Every morning, Pope Francis celebrates mass in the chapel of the Domus Sanctae Marthae. The service is small and intimate—usually fifty or so people attend—and the Holy Father preaches spontaneously in Italian to set the tone for the day. Today he had a political message on his mind: meddle in politics.
Meddling, according to Pope Francis, may look different than many people initially think. “A good Catholic meddles in politics, offering the best of himself, so that those who govern can govern. But what is the best that we can offer to those who govern? Prayer!” he preached. “That’s what Paul says: ‘Pray for all people, and for the king and for all in authority.’”
Prayers can be simple, the Pope explained. Pray that the leader, man or woman, can govern well, love their people, serve their people, and remain humble. Pray even if the leader is wicked or has problems—then one’s prayer can be that the leader would change his ways. “A Christian who does not pray for those who govern is not a good Christian,” he said.
Political prayer is necessary because people participate in their leaders decisions, whether they acknowledge it or not. “None of us can say, ‘I have nothing to do with this, they govern.’ No, no, I am responsible for their governance, and I have to do the best so that they govern well, and I have to do my best by participating in politics according to my ability,” he said. “Politics, according to the Social Doctrine of the Church, is one of the highest forms of charity, because it serves the common good. I cannot wash my hands, eh? We all have to give something!”

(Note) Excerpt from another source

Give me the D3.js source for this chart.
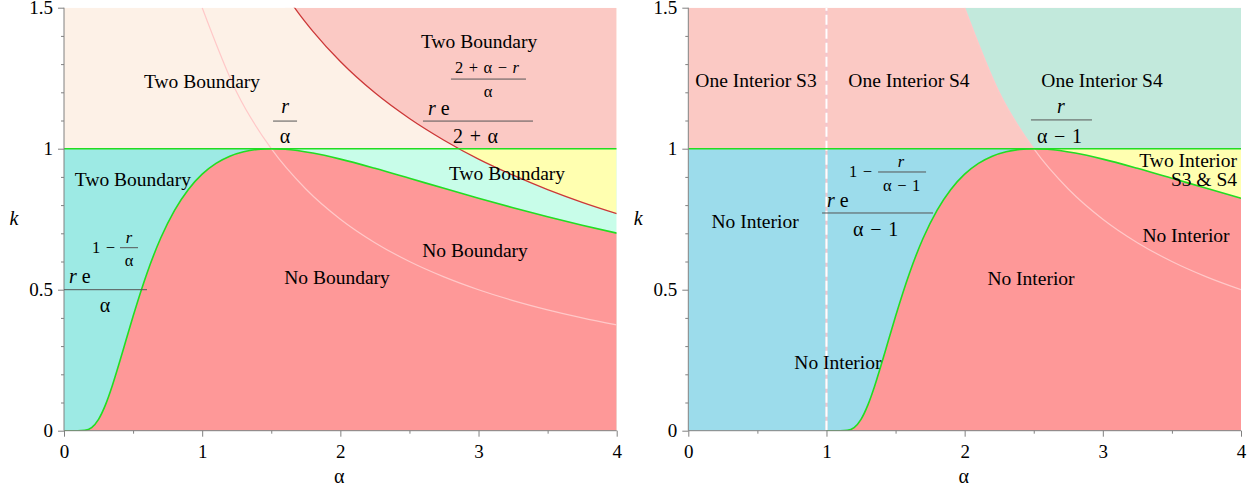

The Pope’s message extended to those in positions of political power. He argued that are two virtues a true leader needs to govern: love for the people and humility. “And every man, every woman who has to take up the service of government, must ask themselves two questions: ‘Do I love my people in order to serve them better? Am I humble and do I listen to everybody, to diverse opinions in order to choose the best path?’” he asked. “If you don’t ask those questions, your governance will not be good.”
Pope Francis has been modeling the prayerful political engagement he preaches. His message comes a week after he led a global day of prayer for peace in Syria and the Middle East. Earlier this month, he wrote a letter to Russian President Vladimir Putin, host of the G-20 summit, urging world leaders to oppose military intervention in Syria.